728th Railway Operating Battalion L&N speaker series

L & N sponsored rail effort during WWII, speaker says: Old L&N Depot's All Aboard' series spotlights 728th Railway Operating Battalion
Justin Story

Nov. 29--War transported them from the railroad depots along the Louisville and Nashville Railroad to the European theater.
They weren't soldiers on the front lines, but members of the 728th Railway Operating Battalion, railroad operators who supplied the soldiers of the Allied forces during World War II.
David Wilkins, a native of Bardstown who studied history at Western Kentucky University, spoke Saturday about the work undertaken in Europe by the battalion, which was sponsored by the L&N Railroad.
Now an attorney in St. Louis, Wilkins researched and wrote a thesis while at WKU on the 728th ROB, one of several World War II-era battalions sponsored by American railroad companies.

He returned to the Old L&N Depot on Saturday as part of the historic museum's "All Aboard" monthly lecture series. Wilkins said the formation of the rail battalions came about as an answer to the question facing the American rail industry just before the war: If the U.S. and Allied forces had to fight in Europe, how do you supply the massive armies as they make their way through the continent?
"The answer was, 'Let's see if these railroads will sponsor these units and let the railroaders do what they do best,' " Wilkins said. The battalion, which was activated in 1942, consisted of 900 civilian L&N employees and about 30 officers who received basic training in U.S. Army bases, all split into about 70 detachments.

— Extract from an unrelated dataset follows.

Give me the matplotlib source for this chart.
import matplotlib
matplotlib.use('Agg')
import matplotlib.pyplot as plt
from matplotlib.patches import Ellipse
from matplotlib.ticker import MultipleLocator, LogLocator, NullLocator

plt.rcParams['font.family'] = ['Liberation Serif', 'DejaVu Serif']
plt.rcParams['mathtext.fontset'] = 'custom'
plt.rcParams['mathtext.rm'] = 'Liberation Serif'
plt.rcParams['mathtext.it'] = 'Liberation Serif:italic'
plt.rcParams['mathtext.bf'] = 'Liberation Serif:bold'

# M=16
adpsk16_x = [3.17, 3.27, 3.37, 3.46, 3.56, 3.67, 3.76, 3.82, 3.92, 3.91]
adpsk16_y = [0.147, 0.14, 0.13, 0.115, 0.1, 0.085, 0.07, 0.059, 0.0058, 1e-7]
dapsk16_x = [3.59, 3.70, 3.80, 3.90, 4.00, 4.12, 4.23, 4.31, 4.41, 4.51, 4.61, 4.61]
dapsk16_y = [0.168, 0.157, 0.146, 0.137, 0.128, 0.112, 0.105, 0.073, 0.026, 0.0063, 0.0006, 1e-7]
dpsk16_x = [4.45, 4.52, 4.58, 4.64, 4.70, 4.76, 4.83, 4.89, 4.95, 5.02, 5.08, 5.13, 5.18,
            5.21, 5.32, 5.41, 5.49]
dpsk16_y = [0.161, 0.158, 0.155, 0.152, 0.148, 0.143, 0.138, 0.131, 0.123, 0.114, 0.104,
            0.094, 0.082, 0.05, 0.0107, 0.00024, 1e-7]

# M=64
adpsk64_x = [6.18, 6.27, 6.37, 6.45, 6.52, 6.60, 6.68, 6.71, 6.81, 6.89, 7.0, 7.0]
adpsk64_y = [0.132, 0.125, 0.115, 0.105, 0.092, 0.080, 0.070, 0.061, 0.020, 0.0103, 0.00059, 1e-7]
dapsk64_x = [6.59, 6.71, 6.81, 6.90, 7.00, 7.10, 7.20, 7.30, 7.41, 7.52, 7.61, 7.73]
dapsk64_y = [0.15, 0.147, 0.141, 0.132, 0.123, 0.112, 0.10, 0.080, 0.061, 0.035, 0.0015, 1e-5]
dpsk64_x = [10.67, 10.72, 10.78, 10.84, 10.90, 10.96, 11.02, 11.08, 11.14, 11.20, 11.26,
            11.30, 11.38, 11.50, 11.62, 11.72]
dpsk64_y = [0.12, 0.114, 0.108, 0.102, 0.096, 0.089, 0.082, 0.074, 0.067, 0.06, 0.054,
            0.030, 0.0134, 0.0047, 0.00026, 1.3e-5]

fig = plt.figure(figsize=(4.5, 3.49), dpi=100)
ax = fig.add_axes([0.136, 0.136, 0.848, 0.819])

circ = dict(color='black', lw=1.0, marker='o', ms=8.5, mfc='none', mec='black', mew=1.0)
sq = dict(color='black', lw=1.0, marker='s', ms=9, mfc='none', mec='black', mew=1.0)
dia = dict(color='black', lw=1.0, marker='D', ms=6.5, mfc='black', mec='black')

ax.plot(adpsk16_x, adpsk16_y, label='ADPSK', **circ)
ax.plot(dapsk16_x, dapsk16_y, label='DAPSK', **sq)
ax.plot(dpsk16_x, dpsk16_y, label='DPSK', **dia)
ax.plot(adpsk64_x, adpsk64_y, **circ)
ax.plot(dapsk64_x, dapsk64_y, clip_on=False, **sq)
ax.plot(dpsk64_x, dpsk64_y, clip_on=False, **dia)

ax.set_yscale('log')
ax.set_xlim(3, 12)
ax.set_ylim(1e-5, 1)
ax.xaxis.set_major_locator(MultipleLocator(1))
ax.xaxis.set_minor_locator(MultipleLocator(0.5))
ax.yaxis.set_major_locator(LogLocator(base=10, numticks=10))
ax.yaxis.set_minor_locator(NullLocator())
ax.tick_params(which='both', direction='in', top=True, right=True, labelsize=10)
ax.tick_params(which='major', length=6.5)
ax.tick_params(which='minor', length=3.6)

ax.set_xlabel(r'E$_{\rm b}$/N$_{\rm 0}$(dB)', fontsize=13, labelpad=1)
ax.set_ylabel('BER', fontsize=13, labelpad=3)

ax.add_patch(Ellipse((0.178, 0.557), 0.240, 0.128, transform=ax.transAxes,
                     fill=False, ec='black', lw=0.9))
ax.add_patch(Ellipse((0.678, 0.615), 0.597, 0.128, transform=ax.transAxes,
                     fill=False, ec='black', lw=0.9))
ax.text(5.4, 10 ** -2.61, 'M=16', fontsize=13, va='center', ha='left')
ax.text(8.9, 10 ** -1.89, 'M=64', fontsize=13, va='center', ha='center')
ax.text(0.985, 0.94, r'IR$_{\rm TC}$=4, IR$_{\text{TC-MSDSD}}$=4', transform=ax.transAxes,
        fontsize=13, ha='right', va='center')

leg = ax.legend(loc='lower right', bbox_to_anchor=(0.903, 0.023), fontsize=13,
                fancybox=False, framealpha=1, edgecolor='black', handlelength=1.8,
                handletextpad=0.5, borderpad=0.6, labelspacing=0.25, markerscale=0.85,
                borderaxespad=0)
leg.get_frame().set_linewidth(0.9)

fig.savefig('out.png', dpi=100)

Wilkins said the battalion focused on making several inexpensive rail cars that would be shipped to England and used during the war effort to haul ammunition and other supplies to Allied soldiers throughout Europe. In Europe, the battalion operated from a rail port in Cherbourg, France. "The Germans had sabotaged the port," Wilkins said, noting that the bombing of the port by the retreating Germans had the effect of disabling rail cars and crippling supply lines. While researching his thesis, Wilkins interviewed members of the battalion, who talked of their experiences in France, including witnessing the execution of French people who had contributed to or supported German efforts during the war. In other cases, police chased French women who had supported the Germans during the war and shaved their heads, Wilkins said. After rebuilding the port, the 728th ROB shipped out 1,600 rail cars of supplies each day to Allied soldiers, Wilkins said. Once the war turned in favor of the Allies, control of the port in Cherbourg was gradually returned to French civilians.

Relying on magazine articles and public records, in addition to interviews for much of his research, Wilkins said the 728th ROB suffered virtually no casualties during the war -- Cherbourg was far removed from
the front lines. Wilkins said he was interested in learning more about the battalion because he grew up in a house in Bardstown along the rail line and there had been little scholarly work done on the 728th battalion's efforts."They were average people who were railroaders by trade and were able to serve their country as professional railroaders supplying the Allies," Wilkins said. "It's a good story because many of the people who served (in the battalion) did not see combat, but they played an important role. Without those transportation corps, it would have been very difficult to supply the Allies as they marched through Europe."

Sharon Tabor, executive director of the museum, said that railroads have been a long-standing passion for Wilkins, and that his lecture on the battalion was a fitting choice for Saturday's meeting, coming between Veterans Day and the anniversary of the bombing of Pearl Harbor, which "He has a very strong railroad background, volunteering at the Illinois Railway Museum and the St. Louis Museum of Transportation," Tabor said.